- _Your goal_
Set the listing down unchanged, minus every embedded image.

----------------

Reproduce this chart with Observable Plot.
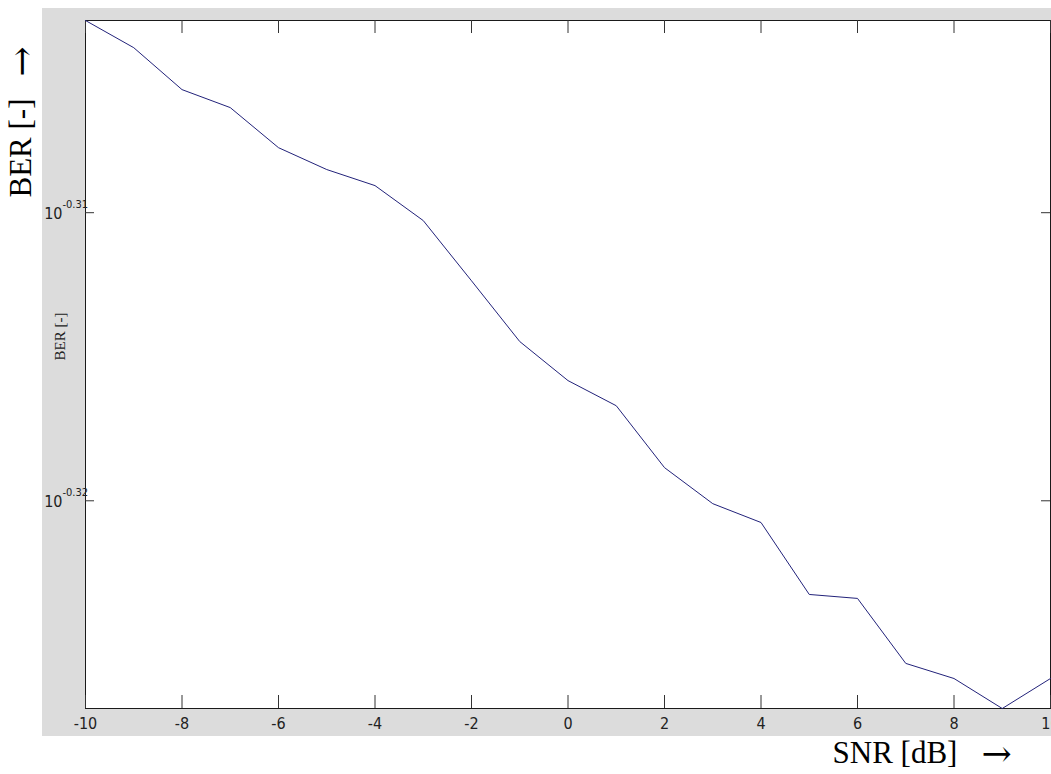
<!DOCTYPE html>
<html><head><meta charset="utf-8">
<script src="https://cdn.jsdelivr.net/npm/d3@7"></script>
<script src="https://cdn.jsdelivr.net/npm/@observablehq/plot@0.6"></script>
<style>html,body{margin:0;padding:0;background:#fff;overflow:hidden}</style>
</head><body><div id="chart"></div>
<script>
// Data
const snr = [-10, -9, -8, -7, -6, -5, -4, -3, -2, -1, 0, 1, 2, 3, 4, 5, 6, 7, 8, 9, 10];
const ber = [0.49736, 0.49628, 0.49462, 0.49391, 0.49233, 0.49147, 0.49084, 0.48947, 0.48712, 0.48476,
             0.48325, 0.48228, 0.47990, 0.47852, 0.47780, 0.47506, 0.47491, 0.47245, 0.47188, 0.47075, 0.47188];
const xTicks = [-10, -8, -6, -4, -2, 0, 2, 4, 6, 8, 10];
const yTickExponents = ["-0.31", "-0.32"];
const yTicks = yTickExponents.map(e => Math.pow(10, +e));
const xLabel = "SNR [dB]";
const yLabel = "BER [-]";
const innerYLabel = "BER [-]";
const arrow = "\u2192";

const data = snr.map((s, i) => ({snr: s, ber: ber[i]}));

const W = 1051, H = 774, mL = 85, mT = 20, mB = 66, mR = 1;
const plotW = W - mL - mR, plotH = H - mT - mB;
const sans = "'Liberation Sans Narrow', 'DejaVu Sans Condensed', 'Arial Narrow', Arial, sans-serif";
const serif = "'Liberation Serif', 'Times New Roman', 'DejaVu Serif', serif";
const arrowFont = "'DejaVu Serif', serif";

const chart = Plot.plot({
  width: W, height: H,
  marginLeft: mL, marginTop: mT, marginBottom: mB, marginRight: mR,
  style: {background: "transparent", overflow: "visible"},
  x: {domain: [-10, 10], axis: null},
  y: {type: "log", domain: d3.extent(ber), axis: null},
  marks: [
    Plot.frame({fill: "white", stroke: "#1a1a1a", strokeWidth: 1}),
    // inward ticks
    Plot.tickX(xTicks, {x: d => d, insetTop: plotH - 13, stroke: "#333"}),
    Plot.tickX(xTicks, {x: d => d, insetBottom: plotH - 13, stroke: "#333"}),
    Plot.tickY(yTicks, {y: d => d, insetRight: plotW - 9, stroke: "#333"}),
    Plot.tickY(yTicks, {y: d => d, insetLeft: plotW - 9, stroke: "#333"}),
    // x tick labels
    Plot.text(xTicks, {x: d => d, text: d => String(d), frameAnchor: "bottom", dy: 15,
      lineAnchor: "middle", fontSize: 16, fontFamily: sans, fill: "#222"}),
    // y tick labels 10^exp
    Plot.text(yTicks, {y: d => d, text: () => "10", frameAnchor: "left", textAnchor: "end",
      dx: -23, dy: 1, lineAnchor: "middle", fontSize: 16, fontFamily: sans, fill: "#222"}),
    Plot.text(yTicks, {y: d => d, text: (d, i) => yTickExponents[i], frameAnchor: "left", textAnchor: "start",
      dx: -23, dy: -8, lineAnchor: "middle", fontSize: 11, fontFamily: sans, fill: "#222"}),
    // inner small y label
    Plot.text([innerYLabel], {frameAnchor: "left", dx: -25, dy: -4, rotate: -90,
      lineAnchor: "middle", fontSize: 15, fontFamily: serif, fill: "#222"}),
    // big outer labels
    Plot.text([yLabel], {frameAnchor: "top-left", dx: -64, dy: 177, rotate: -90, textAnchor: "start",
      lineAnchor: "middle", fontSize: 31, fontFamily: serif, fill: "#000"}),
    Plot.text([arrow], {frameAnchor: "top-left", dx: -63, dy: 41, rotate: -90, textAnchor: "middle",
      lineAnchor: "middle", fontSize: 36, fontFamily: arrowFont, fill: "#000"}),
    Plot.text([xLabel], {frameAnchor: "bottom-right", dx: -218, dy: 45, textAnchor: "start",
      lineAnchor: "middle", fontSize: 31, fontFamily: serif, fill: "#000"}),
    Plot.text([arrow], {frameAnchor: "bottom-right", dx: -54, dy: 46, textAnchor: "middle",
      lineAnchor: "middle", fontSize: 36, fontFamily: arrowFont, fill: "#000"}),
    // data line
    Plot.line(data, {x: "snr", y: "ber", stroke: "#22227a", strokeWidth: 1})
  ]
});

// grey figure background behind the axes box
d3.select(chart).insert("rect", ":first-child")
  .attr("x", mL - 43).attr("y", mT - 12)
  .attr("width", W - (mL - 43)).attr("height", plotH + 40)
  .attr("fill", "#dcdcdc");

document.getElementById("chart").appendChild(chart);
</script>
</body></html>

----------------

- _Response_
Reproduce this chart with Observable Plot.
<!DOCTYPE html>
<html><head><meta charset="utf-8">
<script src="https://cdn.jsdelivr.net/npm/d3@7"></script>
<script src="https://cdn.jsdelivr.net/npm/@observablehq/plot@0.6"></script>
<style>html,body{margin:0;padding:0;background:#fff;overflow:hidden}</style>
</head><body><div id="chart"></div>
<script>
// Data
const snr = [-10, -9, -8, -7, -6, -5, -4, -3, -2, -1, 0, 1, 2, 3, 4, 5, 6, 7, 8, 9, 10];
const ber = [0.49736, 0.49628, 0.49462, 0.49391, 0.49233, 0.49147, 0.49084, 0.48947, 0.48712, 0.48476,
             0.48325, 0.48228, 0.47990, 0.47852, 0.47780, 0.47506, 0.47491, 0.47245, 0.47188, 0.47075, 0.47188];
const xTicks = [-10, -8, -6, -4, -2, 0, 2, 4, 6, 8, 10];
const yTickExponents = ["-0.31", "-0.32"];
const yTicks = yTickExponents.map(e => Math.pow(10, +e));
const xLabel = "SNR [dB]";
const yLabel = "BER [-]";
const innerYLabel = "BER [-]";
const arrow = "\u2192";

const data = snr.map((s, i) => ({snr: s, ber: ber[i]}));

const W = 1051, H = 774, mL = 85, mT = 20, mB = 66, mR = 1;
const plotW = W - mL - mR, plotH = H - mT - mB;
const sans = "'Liberation Sans Narrow', 'DejaVu Sans Condensed', 'Arial Narrow', Arial, sans-serif";
const serif = "'Liberation Serif', 'Times New Roman', 'DejaVu Serif', serif";
const arrowFont = "'DejaVu Serif', serif";

const chart = Plot.plot({
  width: W, height: H,
  marginLeft: mL, marginTop: mT, marginBottom: mB, marginRight: mR,
  style: {background: "transparent", overflow: "visible"},
  x: {domain: [-10, 10], axis: null},
  y: {type: "log", domain: d3.extent(ber), axis: null},
  marks: [
    Plot.frame({fill: "white", stroke: "#1a1a1a", strokeWidth: 1}),
    // inward ticks
    Plot.tickX(xTicks, {x: d => d, insetTop: plotH - 13, stroke: "#333"}),
    Plot.tickX(xTicks, {x: d => d, insetBottom: plotH - 13, stroke: "#333"}),
    Plot.tickY(yTicks, {y: d => d, insetRight: plotW - 9, stroke: "#333"}),
    Plot.tickY(yTicks, {y: d => d, insetLeft: plotW - 9, stroke: "#333"}),
    // x tick labels
    Plot.text(xTicks, {x: d => d, text: d => String(d), frameAnchor: "bottom", dy: 15,
      lineAnchor: "middle", fontSize: 16, fontFamily: sans, fill: "#222"}),
    // y tick labels 10^exp
    Plot.text(yTicks, {y: d => d, text: () => "10", frameAnchor: "left", textAnchor: "end",
      dx: -23, dy: 1, lineAnchor: "middle", fontSize: 16, fontFamily: sans, fill: "#222"}),
    Plot.text(yTicks, {y: d => d, text: (d, i) => yTickExponents[i], frameAnchor: "left", textAnchor: "start",
      dx: -23, dy: -8, lineAnchor: "middle", fontSize: 11, fontFamily: sans, fill: "#222"}),
    // inner small y label
    Plot.text([innerYLabel], {frameAnchor: "left", dx: -25, dy: -4, rotate: -90,
      lineAnchor: "middle", fontSize: 15, fontFamily: serif, fill: "#222"}),
    // big outer labels
    Plot.text([yLabel], {frameAnchor: "top-left", dx: -64, dy: 177, rotate: -90, textAnchor: "start",
      lineAnchor: "middle", fontSize: 31, fontFamily: serif, fill: "#000"}),
    Plot.text([arrow], {frameAnchor: "top-left", dx: -63, dy: 41, rotate: -90, textAnchor: "middle",
      lineAnchor: "middle", fontSize: 36, fontFamily: arrowFont, fill: "#000"}),
    Plot.text([xLabel], {frameAnchor: "bottom-right", dx: -218, dy: 45, textAnchor: "start",
      lineAnchor: "middle", fontSize: 31, fontFamily: serif, fill: "#000"}),
    Plot.text([arrow], {frameAnchor: "bottom-right", dx: -54, dy: 46, textAnchor: "middle",
      lineAnchor: "middle", fontSize: 36, fontFamily: arrowFont, fill: "#000"}),
    // data line
    Plot.line(data, {x: "snr", y: "ber", stroke: "#22227a", strokeWidth: 1})
  ]
});

// grey figure background behind the axes box
d3.select(chart).insert("rect", ":first-child")
  .attr("x", mL - 43).attr("y", mT - 12)
  .attr("width", W - (mL - 43)).attr("height", plotH + 40)
  .attr("fill", "#dcdcdc");

document.getElementById("chart").appendChild(chart);
</script>
</body></html>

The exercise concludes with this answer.